The new M1 Max chip is an absolute powerhouse of a processor, giving the new MacBook Pro lineup more power than any previous models could even dream of. The chip’s GPU performance is particularly impressive, with up to four times faster graphics than the first-generation M1 chips.
There’s more to this power than even what Apple let us in on at its announcement event. The 16-inch MacBook Pro configured with the M1 Max chip will also include a new “High Power Mode,” MacRumors reports. Steve Moser, a contributor to the publication, found reference to the feature while exploring the macOS Monterey beta, and Apple has now confirmed High Power Mode is very much real.
As far as we can tell, High Power Mode will essentially be the polar opposite of the existing Low Power Mode. Like the turbo mode on an old IBM except, you know, without the huge tower.

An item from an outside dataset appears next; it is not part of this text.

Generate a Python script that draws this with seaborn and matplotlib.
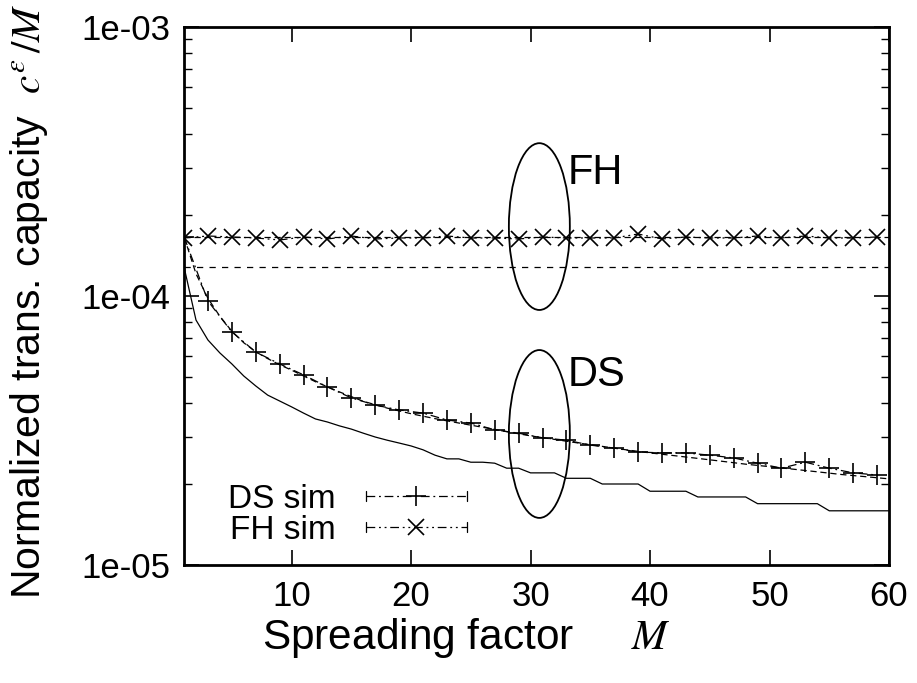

What’s it even do? — No one really knows much about High Power Mode’s inner workings. Here’s what Moser found in the macOS Monterey beta code:
Your Mac will optimize performance to better support resource-intensive tasks. This may result in louder fan noise.
So… that’s about all we’ve got so far. Apple confirmed the existence of the feature to MacRumors but did not extrapolate. It will be interesting to see how Apple chooses to integrate the flip switch for High Power Mode into macOS. The Control Center is a good candidate for the option.

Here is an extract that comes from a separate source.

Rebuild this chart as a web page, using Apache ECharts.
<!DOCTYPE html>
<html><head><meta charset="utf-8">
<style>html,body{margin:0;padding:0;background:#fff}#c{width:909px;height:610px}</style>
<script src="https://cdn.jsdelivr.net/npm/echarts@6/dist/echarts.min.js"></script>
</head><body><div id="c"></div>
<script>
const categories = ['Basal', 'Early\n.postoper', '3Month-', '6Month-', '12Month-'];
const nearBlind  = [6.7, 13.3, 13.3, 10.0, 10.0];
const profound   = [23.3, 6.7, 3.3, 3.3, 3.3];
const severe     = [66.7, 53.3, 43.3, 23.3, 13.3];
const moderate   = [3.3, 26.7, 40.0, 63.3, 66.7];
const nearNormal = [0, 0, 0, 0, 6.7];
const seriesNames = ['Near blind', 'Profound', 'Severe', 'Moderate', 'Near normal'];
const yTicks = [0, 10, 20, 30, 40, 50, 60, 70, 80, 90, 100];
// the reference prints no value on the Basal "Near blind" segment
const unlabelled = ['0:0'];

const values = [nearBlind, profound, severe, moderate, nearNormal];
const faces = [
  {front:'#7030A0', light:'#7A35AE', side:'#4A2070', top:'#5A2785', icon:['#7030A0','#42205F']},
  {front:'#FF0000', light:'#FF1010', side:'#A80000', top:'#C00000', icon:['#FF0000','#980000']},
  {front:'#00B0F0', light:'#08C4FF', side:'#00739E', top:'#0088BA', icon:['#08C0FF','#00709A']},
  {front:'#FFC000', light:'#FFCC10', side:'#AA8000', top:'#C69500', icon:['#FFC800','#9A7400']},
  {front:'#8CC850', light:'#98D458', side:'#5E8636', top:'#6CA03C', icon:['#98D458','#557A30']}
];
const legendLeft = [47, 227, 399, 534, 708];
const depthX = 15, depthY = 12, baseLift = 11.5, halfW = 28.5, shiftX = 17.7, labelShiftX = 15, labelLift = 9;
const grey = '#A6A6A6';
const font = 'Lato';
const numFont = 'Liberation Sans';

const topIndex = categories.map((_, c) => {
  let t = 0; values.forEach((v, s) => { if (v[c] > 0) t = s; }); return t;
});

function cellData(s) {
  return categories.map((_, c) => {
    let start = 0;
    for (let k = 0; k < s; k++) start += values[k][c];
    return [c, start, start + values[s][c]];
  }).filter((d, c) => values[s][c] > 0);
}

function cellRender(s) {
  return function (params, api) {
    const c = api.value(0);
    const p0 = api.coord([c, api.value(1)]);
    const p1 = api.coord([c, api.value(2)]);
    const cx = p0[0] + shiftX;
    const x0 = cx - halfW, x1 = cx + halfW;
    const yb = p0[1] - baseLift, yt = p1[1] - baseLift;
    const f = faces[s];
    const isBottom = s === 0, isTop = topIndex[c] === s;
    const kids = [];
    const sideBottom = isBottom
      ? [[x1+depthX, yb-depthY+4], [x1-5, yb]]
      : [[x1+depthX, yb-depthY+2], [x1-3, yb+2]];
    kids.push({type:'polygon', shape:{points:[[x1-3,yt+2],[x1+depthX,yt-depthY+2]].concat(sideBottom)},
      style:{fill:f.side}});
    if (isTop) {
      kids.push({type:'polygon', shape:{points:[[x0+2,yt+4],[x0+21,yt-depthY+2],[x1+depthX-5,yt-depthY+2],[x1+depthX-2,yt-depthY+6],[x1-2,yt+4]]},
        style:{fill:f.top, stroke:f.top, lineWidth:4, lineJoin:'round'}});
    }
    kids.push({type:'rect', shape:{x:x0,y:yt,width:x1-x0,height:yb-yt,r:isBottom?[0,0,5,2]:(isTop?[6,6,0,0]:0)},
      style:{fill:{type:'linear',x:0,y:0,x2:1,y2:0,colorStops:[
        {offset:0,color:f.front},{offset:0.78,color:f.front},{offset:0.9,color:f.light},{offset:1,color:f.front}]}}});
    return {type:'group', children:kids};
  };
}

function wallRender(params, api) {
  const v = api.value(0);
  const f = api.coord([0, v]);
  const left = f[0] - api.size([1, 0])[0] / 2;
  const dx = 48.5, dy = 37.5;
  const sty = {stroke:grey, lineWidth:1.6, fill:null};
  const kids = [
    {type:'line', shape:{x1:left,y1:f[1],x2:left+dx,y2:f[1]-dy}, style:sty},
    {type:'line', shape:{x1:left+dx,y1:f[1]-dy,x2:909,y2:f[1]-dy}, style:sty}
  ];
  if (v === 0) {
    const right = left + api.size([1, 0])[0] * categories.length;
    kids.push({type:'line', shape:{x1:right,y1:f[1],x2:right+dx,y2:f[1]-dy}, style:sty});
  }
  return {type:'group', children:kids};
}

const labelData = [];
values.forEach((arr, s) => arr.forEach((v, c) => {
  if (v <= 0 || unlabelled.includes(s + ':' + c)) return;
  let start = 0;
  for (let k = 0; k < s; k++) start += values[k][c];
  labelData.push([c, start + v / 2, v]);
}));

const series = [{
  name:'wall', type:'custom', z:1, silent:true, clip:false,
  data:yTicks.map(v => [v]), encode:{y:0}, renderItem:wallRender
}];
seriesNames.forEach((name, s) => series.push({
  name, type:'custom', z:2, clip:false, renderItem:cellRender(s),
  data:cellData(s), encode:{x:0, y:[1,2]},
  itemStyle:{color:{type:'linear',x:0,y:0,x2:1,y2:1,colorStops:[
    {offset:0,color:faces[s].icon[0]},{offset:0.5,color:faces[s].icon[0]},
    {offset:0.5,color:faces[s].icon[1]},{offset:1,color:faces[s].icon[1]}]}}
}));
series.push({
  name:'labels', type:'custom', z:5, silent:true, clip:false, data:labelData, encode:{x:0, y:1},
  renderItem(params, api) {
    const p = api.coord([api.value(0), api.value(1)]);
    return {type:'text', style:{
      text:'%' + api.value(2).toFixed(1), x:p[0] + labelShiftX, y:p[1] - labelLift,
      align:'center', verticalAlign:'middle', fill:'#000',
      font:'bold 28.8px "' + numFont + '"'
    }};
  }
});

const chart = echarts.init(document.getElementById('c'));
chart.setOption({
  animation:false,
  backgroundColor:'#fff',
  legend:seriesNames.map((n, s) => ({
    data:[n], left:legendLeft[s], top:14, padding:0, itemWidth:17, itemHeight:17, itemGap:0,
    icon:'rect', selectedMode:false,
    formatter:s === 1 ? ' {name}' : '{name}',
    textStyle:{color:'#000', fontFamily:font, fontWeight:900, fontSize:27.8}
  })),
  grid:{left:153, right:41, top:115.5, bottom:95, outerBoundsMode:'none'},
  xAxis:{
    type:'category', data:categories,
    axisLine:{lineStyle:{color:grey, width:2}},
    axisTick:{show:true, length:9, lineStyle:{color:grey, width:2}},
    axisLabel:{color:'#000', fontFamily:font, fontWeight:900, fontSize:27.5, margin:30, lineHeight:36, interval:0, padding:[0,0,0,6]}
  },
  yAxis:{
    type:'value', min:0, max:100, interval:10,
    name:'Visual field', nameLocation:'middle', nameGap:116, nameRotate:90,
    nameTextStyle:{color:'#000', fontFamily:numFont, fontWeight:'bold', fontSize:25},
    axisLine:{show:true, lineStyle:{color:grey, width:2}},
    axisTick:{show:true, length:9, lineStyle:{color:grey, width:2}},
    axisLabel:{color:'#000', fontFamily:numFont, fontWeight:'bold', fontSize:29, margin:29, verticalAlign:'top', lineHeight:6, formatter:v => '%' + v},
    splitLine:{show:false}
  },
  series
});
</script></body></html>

More Pro than ever — Apple has confirmed High Power Mode will only be available on the 16-inch M1 Max MacBook Pro — those with the 14-inch model are out of luck. It’s likely the 14-inch MacBook Pro’s thermal architecture (which has been updated) isn’t robust enough to handle full-throttle.

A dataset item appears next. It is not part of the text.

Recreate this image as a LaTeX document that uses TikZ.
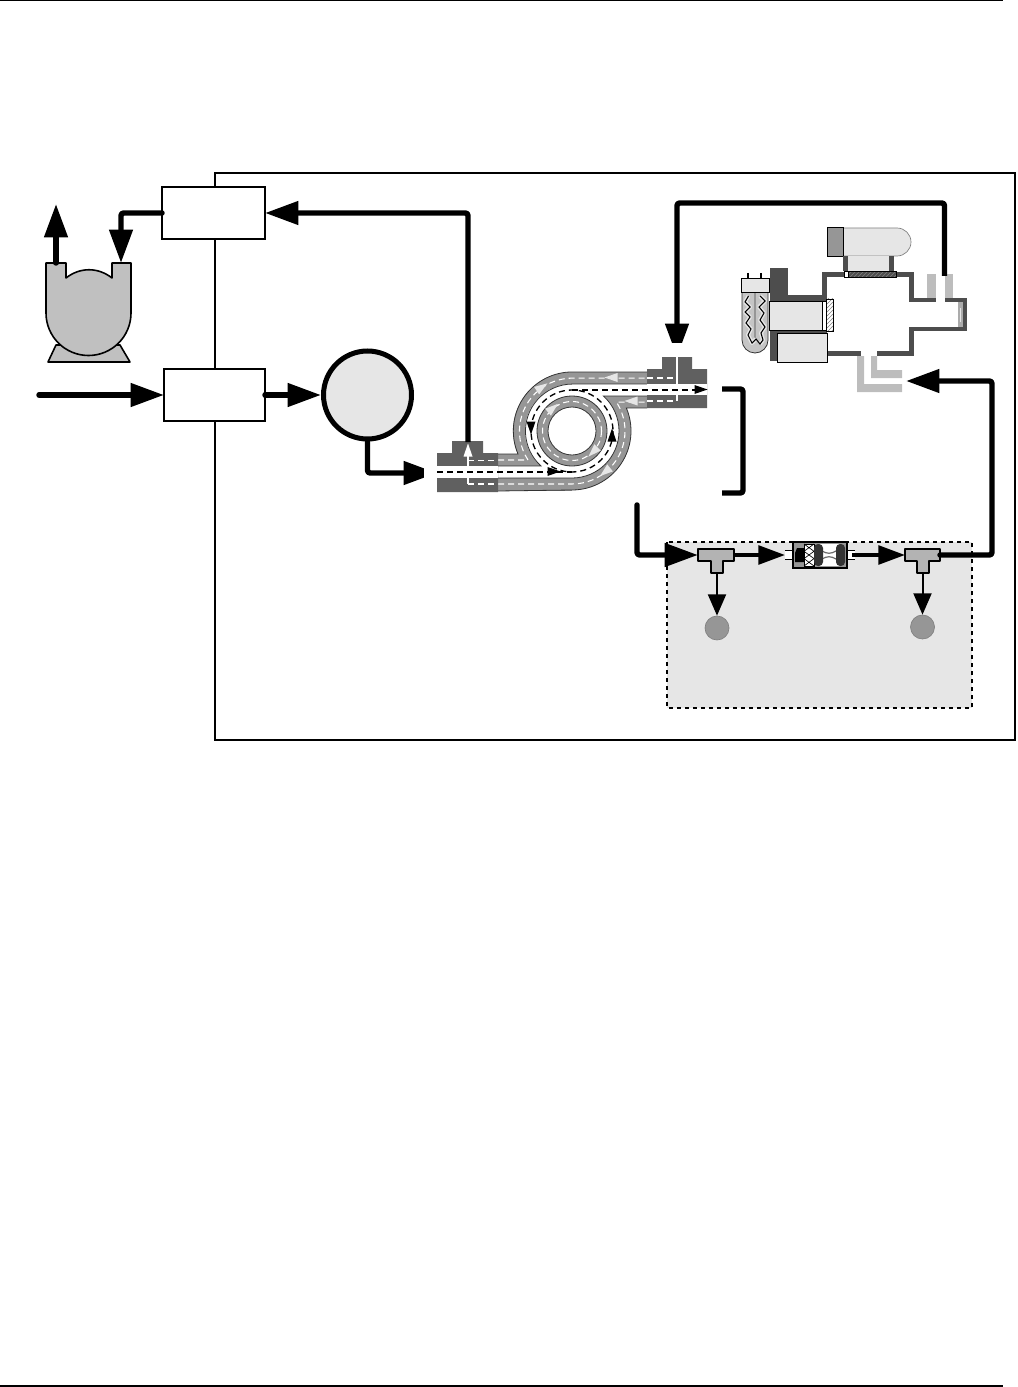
\documentclass[tikz,border=0pt]{standalone}
\usetikzlibrary{arrows.meta,patterns}
\definecolor{lt}{HTML}{E6E6E6}
\definecolor{pumpg}{HTML}{C0C0C0}
\definecolor{coilg}{HTML}{969696}
\definecolor{fitg}{HTML}{606060}
\definecolor{wallg}{HTML}{4D4D4D}
\definecolor{stubg}{HTML}{BDBDBD}
\definecolor{tg}{HTML}{B3B3B3}
\definecolor{edgeg}{HTML}{333333}
\tikzset{
  pipe/.style={line width=4.1pt,line join=round,rounded corners=2pt,line cap=round},
  bighead/.style={-{Triangle[length=25pt,width=17pt]}},
  midhead/.style={-{Triangle[length=20pt,width=14pt]}},
  boxn/.style={draw,fill=white,line width=1.1pt,inner sep=0pt,outer sep=0pt},
  outl/.style={draw=edgeg,line width=.6pt},
  thin pipe/.style={line width=2.8pt,line join=round},
  wdash/.style={draw=white,line width=.8pt,dash pattern=on 4.5pt off 3pt},
  kdash/.style={draw=black,line width=1pt,dash pattern=on 4.5pt off 3pt},
  hatchbox/.style={draw=black,line width=.6pt,pattern=north east lines,pattern color=gray},
}
\newcommand{\flowtip}[4]{\fill[#4,shift={(#1,#2)},rotate=#3] (6.5,0)--(-6.5,4.5)--(-6.5,-4.5)--cycle;}
\begin{document}
\begin{tikzpicture}[x=0.75pt,y=-0.75pt]
\useasboundingbox (0,0) rectangle (1017,1387);
% page rules
\coordinate (ruleTL) at (0,0.6); \coordinate (ruleTR) at (1003,0.6);
\coordinate (ruleBL) at (0,1386); \coordinate (ruleBR) at (1003,1386);
\draw[line width=1.1pt] (ruleTL) -- (ruleTR);
\draw[line width=1.1pt] (ruleBL) -- (ruleBR);
% frame
\draw[line width=1.3pt] (215,173) rectangle (1015,740);
% shaded dashed area
\draw[fill=lt,dashed,line width=.8pt] (667,542) rectangle (972,708);
% boxes
\node[boxn,minimum width=77.25pt,minimum height=39pt] (boxA) at (213.5,213) {};
\node[boxn,minimum width=75.75pt,minimum height=39pt] (boxB) at (214.5,395) {};
% main circle
\node[draw,fill=lt,circle,line width=3.75pt,minimum size=66pt,inner sep=0pt] (ball) at (367.5,395) {};
% pump
\draw[fill=pumpg,line width=1.2pt,line join=round] (56,345) -- (48,362) -- (130,362) -- (120,345) -- cycle;
\draw[fill=pumpg,line width=1.2pt,line join=round] (46,263) -- (66,263) -- (66,278) .. controls (80,267) and (98,267) .. (112,278) -- (112,263) -- (131,263) -- (131,313) arc (0:180:42.5) -- cycle;
\coordinate (pumpOut) at (56,263); \coordinate (pumpOutTip) at (56,204);
\coordinate (pumpIn) at (121,263); \coordinate (elbowA) at (121,213);
% COIL
\begin{scope}
\fill[coilg] (498,454) rectangle (572,491);
\fill[coilg] (572,372) rectangle (647,408);
\fill[coilg] (572,431) circle[radius=59];
\fill[white] (572,431) circle[radius=47];
\fill[white] (498,466) rectangle (572,478);
\fill[white] (572,384) rectangle (707,396);
\draw[outl] (498,491) -- (572,490) arc (90:-23:59) -- (647,408);
\draw[outl] (498,454) -- (518,454) arc (157:270:59) -- (647,372);
\draw[outl] (498,466) -- (541,466) arc (132:270:47) -- (647,384);
\draw[outl] (498,478) -- (572,478) arc (90:-48:47) -- (647,396);
\draw[outl,fill=coilg] (572,431) circle[radius=35];
\draw[outl,fill=white] (572,431) circle[radius=24];
\draw[wdash] (572,431) circle[radius=29.5];
\draw[wdash] (468,484) -- (572,484) arc (90:-33:53) -- (677,402);
\draw[wdash] (468,460) -- (528,460) arc (147:270:53) -- (677,378);
\end{scope}
% fittings
\fill[fitg] (437,453) -- (452,453) -- (452,441) -- (483,441) -- (483,453) -- (498,453) -- (498,492) -- (437,492) -- cycle;
\fill[white] (437,466) rectangle (498,478);
\fill[fitg] (647,369) -- (662,369) -- (662,357) -- (692,357) -- (692,369) -- (707,369) -- (707,408) -- (647,408) -- cycle;
\fill[white] (647,383.5) rectangle (707,395);
\draw[white,line width=.8pt] (468,455) -- (468,466);
\draw[white,line width=.8pt] (468,478) -- (468,484);
\draw[wdash] (468,460.5) -- (498,460.5);
\draw[wdash] (468,484) -- (498,484);
\draw[white,line width=.8pt] (677,357) -- (677,384);
\draw[white,line width=.8pt] (677,395) -- (677,401);
\draw[wdash] (647,378) -- (677,378);
\draw[wdash] (647,401) -- (677,401);
% black dashed centre line
\draw[kdash] (437,472) -- (572,472);
\draw[kdash] (572,431) circle[radius=41];
\draw[kdash] (572,390) -- (700,390);
% flow tips
\flowtip{554}{471.5}{0}{black}
\flowtip{531}{428}{270}{black}
\flowtip{612}{435}{90}{black}
\flowtip{701}{389.5}{0}{black}
\flowtip{468}{450}{90}{white}
\flowtip{611}{377.5}{180}{lt}
\flowtip{631}{401}{180}{lt}
\flowtip{542}{387}{34}{lt}
\flowtip{605}{472}{219}{lt}
\flowtip{553}{408}{40}{lt}
\flowtip{593}{452}{225}{lt}
% bracket
\coordinate (brA) at (722,389); \coordinate (brB) at (743,389);
\coordinate (brC) at (743,493); \coordinate (brD) at (722,493);
\draw[pipe,line cap=butt] (brA) -- (brB) -- (brC) -- (brD);
% T fittings
\draw[fill=tg,line width=1.5pt,line join=round] (698,549) -- (734,549) -- (734,561) -- (723,561) -- (723,573) -- (711,573) -- (711,561) -- (698,561) -- cycle;
\draw[fill=tg,line width=1.5pt,line join=round] (905,549) -- (940,549) -- (940,561) -- (929,561) -- (929,573) -- (917,573) -- (917,561) -- (905,561) -- cycle;
\coordinate (tlW) at (698,555); \coordinate (tlE) at (734,555); \coordinate (tlS) at (717,573);
\coordinate (trW) at (905,555); \coordinate (trE) at (940,555); \coordinate (trS) at (922.5,573);
% small vessels
\node[circle,fill=coilg,draw=gray,line width=.5pt,minimum size=18pt,inner sep=0pt] (vesL) at (717,628) {};
\node[circle,fill=coilg,draw=gray,line width=.5pt,minimum size=18pt,inner sep=0pt] (vesR) at (922.5,627) {};
% filter
\fill[white] (785,551) rectangle (793,559);
\fill[white] (847,551) rectangle (855,559);
\draw[line width=.5pt] (785,550.5) -- (793,550.5) (785,559.5) -- (793,559.5) (847,550.5) -- (855,550.5) (847,559.5) -- (855,559.5);
\node[draw,fill=coilg,line width=.9pt,minimum width=40.5pt,minimum height=19.5pt,inner sep=0pt] (filt) at (820,555) {};
\fill[black] (797,548) -- (804,548) -- (804,562) -- (795,562) -- (795,553) -- cycle;
\draw[fill=white,line width=.5pt] (804,544) rectangle (814,566);
\draw[line width=.5pt] (804,544) -- (814,551.3) -- (804,558.6) -- (814,566) (814,544) -- (804,551.3) -- (814,558.6) -- (804,566);
\fill[white] (818,544) rectangle (841,566);
\draw[coilg!70!black,line width=.9pt] (822,551) .. controls (827,554) and (831,554) .. (836,551);
\draw[coilg!70!black,line width=.9pt] (822,559) .. controls (827,556) and (831,556) .. (836,559);
\fill[edgeg,rounded corners=3pt] (814,544) rectangle (823,566);
\fill[edgeg,rounded corners=3pt] (836,544) rectangle (845,566);
% chamber
\draw[fill=lt,draw=gray,line width=.5pt] (843,228) -- (897,228) arc (270:450:14) -- (843,256) -- cycle;
\draw[fill=coilg,line width=.5pt] (827,227) rectangle (843,256);
\fill[lt] (848,256) rectangle (889,271);
\fill[wallg] (843,256) rectangle (848,271);
\fill[wallg] (889,256) rectangle (894,271);
\fill[stubg] (927,274) rectangle (936,298);
\fill[stubg] (945,274) rectangle (953,298);
\draw[line width=3.6pt,draw=wallg,line join=miter] (860.5,353.5) -- (824.5,353.5) -- (824.5,274.5) -- (911.5,274.5) -- (911.5,300) -- (964.5,300) -- (964.5,329) -- (911.5,329) -- (911.5,353.5) -- (876.5,353.5);
\fill[white] (936,297) rectangle (945,303);
\draw[hatchbox] (848,271.5) rectangle (896,277);
\draw[fill=white,line width=.5pt] (844,271.5) rectangle (848,277);
\fill[coilg!80] (957.5,302) rectangle (962.5,327);
\fill[lt] (959.5,308) rectangle (961,322);
% inlet stubs
\fill[stubg] (857,356) -- (864,356) -- (864,384) -- (902,384) -- (902,392) -- (857,392) -- cycle;
\fill[stubg] (871,356) -- (877,356) -- (877,370) -- (902,370) -- (902,378) -- (871,378) -- cycle;
% lamp housing
\fill[wallg] (770,268) rectangle (788,361);
\fill[wallg] (788,295) rectangle (824,301);
\fill[wallg] (788,329) rectangle (824,334);
\draw[fill=lt,line width=.5pt] (769,301) rectangle (822,330);
\draw[fill=white,line width=.4pt] (822,301) rectangle (826,330);
\draw[hatchbox] (826,299) rectangle (833,331);
\draw[fill=lt,line width=.7pt] (777,333) rectangle (827,362);
% lamp
\draw[fill=coilg!55,draw=edgeg,line width=.6pt] (742,292) -- (742,340) arc (180:0:13) -- (768,292) -- cycle;
\draw[coilg,line width=.9pt] (755,292) -- (755,338);
\def\wigL{(748.5,296) -- (745,302) -- (750,307) -- (745,312) -- (750,317) -- (746,323) -- (751,329) -- (748,335) -- (752,343) -- (756,339)}
\def\wigR{(760,344) -- (763,340) -- (761,333) -- (765,327) -- (760,320) -- (764,313) -- (759,307) -- (765,301) -- (760,296)}
\draw[lt,line width=3pt,line join=round] \wigL;
\draw[lt,line width=3pt,line join=round] \wigR;
\draw[line width=.8pt] \wigL -- \wigR;
\draw[fill=lt,line width=.6pt] (741,278) rectangle (769,292);
\draw[line width=1.5pt] (748,273) -- (748,278);
\draw[line width=1.5pt] (761,273) -- (761,278);
% connectors
\coordinate (inletS) at (39,395);
\coordinate (ballS) at (367.5,441); \coordinate (ballE) at (367.5,473);
\coordinate (fitIn) at (437,473);
\coordinate (fitA) at (468,442); \coordinate (fitAup) at (468,213);
\coordinate (out1) at (637,505); \coordinate (out1b) at (637,555);
\coordinate (filtL) at (785,555); \coordinate (filtR) at (852,555);
\coordinate (ret1) at (992,555); \coordinate (ret2) at (992,381); \coordinate (cellIn) at (906,381);
\coordinate (cellOut) at (944.5,276); \coordinate (cellOut2) at (944.5,203);
\coordinate (cellOut3) at (677,203); \coordinate (fitB) at (677,357);
\draw[pipe,bighead] (pumpOut) -- (pumpOutTip);
\draw[pipe,bighead] (boxA.west) -- (elbowA) -- (pumpIn);
\draw[pipe,bighead] (inletS) -- (boxB.west);
\draw[pipe,bighead] (boxB.east) -- (ball.west);
\draw[pipe,bighead] (ball.south) -- (ballE) -- (fitIn);
\fill[white] (424,460) rectangle (437,486);
\draw[pipe,line cap=butt,bighead] (fitA) -- (fitAup) -- (boxA.east);
\draw[pipe,line cap=butt,bighead] (cellOut) -- (cellOut2) -- (cellOut3) -- (fitB);
\fill[white] (660,343) rectangle (695,357);
\draw[pipe,bighead] (out1) -- (out1b) -- (tlW);
\draw[pipe,bighead] (trE) -- (ret1) -- (ret2) -- (cellIn);
\draw[thin pipe,midhead] (tlE) -- (filtL);
\draw[thin pipe,midhead] (filtR) -- (trW);
\draw[line width=1.5pt,-{Triangle[length=16pt,width=13.5pt]}] (tlS) -- (vesL.north);
\draw[line width=1.5pt,-{Triangle[length=16pt,width=13.5pt]}] (trS) -- (vesR.north);
\end{tikzpicture}
\end{document}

With all their new ports and upgraded M1 chips, the new MacBook Pros are very much geared toward those who really need that kind of power. The lowest-end M1 MacBook Pro starts at $1999 — not exactly in the going-off-to-college budget for most. The 16-inch M1 Max model begins at $3,099 (and tops out at $6,099).
So why not go all-in? High Power Mode will give pros more control over the machines they rely on for their high-powered work. And everyone else can go purchase a MacBook Air instead.